Further on, Shakespeare still confesses that there is something he admires in his mistress when he says “I love to hear her speak” (9), but at the same time he disenchants this opinion of his, juxtaposing it with an objective, yet not very flattering truth for his mistress: “yet well I know/That music hath a far more pleasing sound” (9-10). Hence, one can see that William Shakespeare’s mistress fails the comparison in all points, and the ending of the poem, as well as the Millay’s one, may acquire a reasonable ending – the disappointment in love and understanding that there is nothing outstanding and unusual about this feeling or its objects.

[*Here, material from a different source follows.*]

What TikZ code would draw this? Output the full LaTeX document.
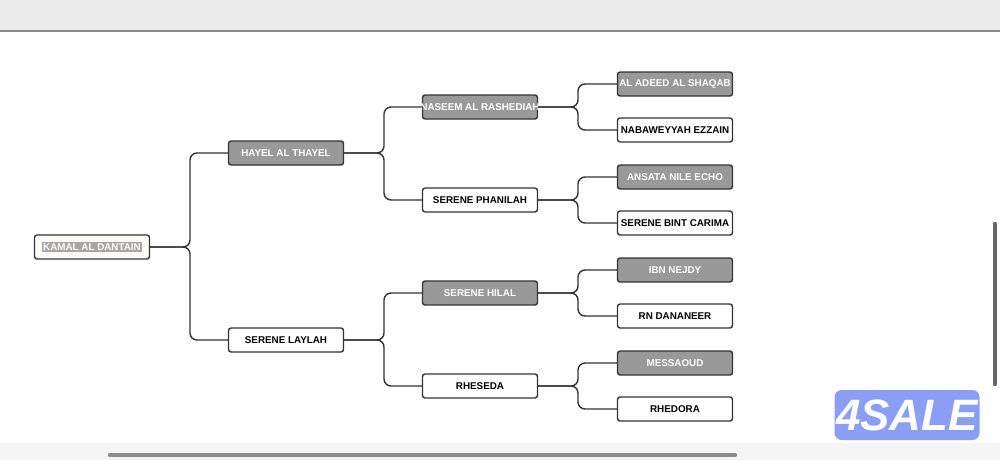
\documentclass[tikz,border=0pt]{standalone}
\usepackage{fontspec}
\setmainfont{Liberation Sans}
\newcommand{\nm}[1]{\makebox[0pt][c]{#1}}
\begin{document}
\begin{tikzpicture}[x=0.02cm,y=-0.02cm,
  box/.style={draw=black!80,line width=0.8pt,rounded corners=1.5pt,minimum width=115*0.02cm,minimum height=24*0.02cm,inner sep=0pt,font=\fontsize{5.6}{7}\selectfont\bfseries},
  dark/.style={box,fill=black!40,text=white},
  light/.style={box,fill=white,text=black},
  link/.style={draw=black!80,line width=0.8pt,rounded corners=4pt}]
\useasboundingbox (0,0) rectangle (1000,460);
\fill[black!8] (0,0) rectangle (1000,31);
\draw[black!45,line width=0.6pt] (0,31) -- (1000,31);
\fill[black!4] (0,443) rectangle (1000,460);
\draw[black!45,line width=2.5pt,line cap=round] (110,455) -- (735,455);
\draw[black!60,line width=2.5pt,line cap=round] (995,224) -- (995,384);
\coordinate (j1) at (190,0);
\coordinate (j2) at (384,0);
\coordinate (j3) at (578,0);
\node[box,fill=orange!4,text=white] (k) at (92,247) {\nm{\setlength{\fboxsep}{0.8pt}\colorbox{black!35}{KAMAL AL DANTAIN}}};
\node[dark] (h) at (286,153) {\nm{HAYEL AL THAYEL}};
\node[light] (sl) at (286,340) {\nm{SERENE LAYLAH}};
\node[dark] (n) at (480,107) {\nm{NASEEM AL RASHEDIAH}};
\node[light] (sp) at (480,200) {\nm{SERENE PHANILAH}};
\node[dark] (sh) at (480,293) {\nm{SERENE HILAL}};
\node[light] (r) at (480,386) {\nm{RHESEDA}};
\node[dark] (a) at (675,84) {\nm{AL ADEED AL SHAQAB}};
\node[light] (nb) at (675,130) {\nm{NABAWEYYAH EZZAIN}};
\node[dark] (an) at (675,177) {\nm{ANSATA NILE ECHO}};
\node[light] (sb) at (675,223) {\nm{SERENE BINT CARIMA}};
\node[dark] (i) at (675,270) {\nm{IBN NEJDY}};
\node[light] (rn) at (675,316) {\nm{RN DANANEER}};
\node[dark] (m) at (675,363) {\nm{MESSAOUD}};
\node[light] (rh) at (675,409) {\nm{RHEDORA}};
\foreach \p/\j/\c in {k/j1/h,k/j1/sl,h/j2/n,h/j2/sp,sl/j2/sh,sl/j2/r,n/j3/a,n/j3/nb,sp/j3/an,sp/j3/sb,sh/j3/i,sh/j3/rn,r/j3/m,r/j3/rh}
  \draw[link] (\p.east) -- (\p.east -| \j) |- (\c.west);
\node[fill={rgb,255:red,138;green,158;blue,245},rounded corners=4pt,minimum width=145*0.02cm,minimum height=50*0.02cm,inner sep=0pt,text=white,font=\fontsize{25}{25}\selectfont\bfseries\itshape] (logo) at (907,415) {4SALE};
\end{tikzpicture}
\end{document}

But the result is completely different, which adds charm and power to the verse. Shakespeare realizes that this woman is beyond all comparisons. Even taking into consideration the grandeur of art and the beauty of nature, one can hardly object to the fact that they are something different from the image created by a person in love. Nature and art are something separate from the world of inner feelings of the person; when someone looks at the shockingly beautiful dawn, he or she can explain their feelings that arise from the aesthetic appreciation of beauty. When one looks at the eternal work of art, it is also possible to justify the emotions that work arises because of the aesthetic value of art that has been long ago recognized by the humankind.
The situation with love is completely different – as a famous German philosopher Feuerbach states, people love not for something, but in spite of something. As soon as we understand for what we love and worship a person, we stop loving him or her. For this reason Shakespeare understood that even the most beautiful things in the world cannot be even compared with the feelings he has to his beloved woman, and Millay understood that she would never exchange love for anything. Human beings are used to rationalizing everything; however, the more they try to rationalize love, the more they understand that it is impossible.
Works Cited
Millay, Edna S. Vincent. ‘Love is Not All: It Is Not Meat Nor Drink’. Living Literature: An Introduction to Fiction, Poetry, and Drama. Ed. John Brereton. United States: Pearson and Longman, 2007, 790.
Shakespeare, William. Sonnet CXXX: My mistress’s eyes are nothing like the sun. The Oxford Shakespeare: Poems, 1914.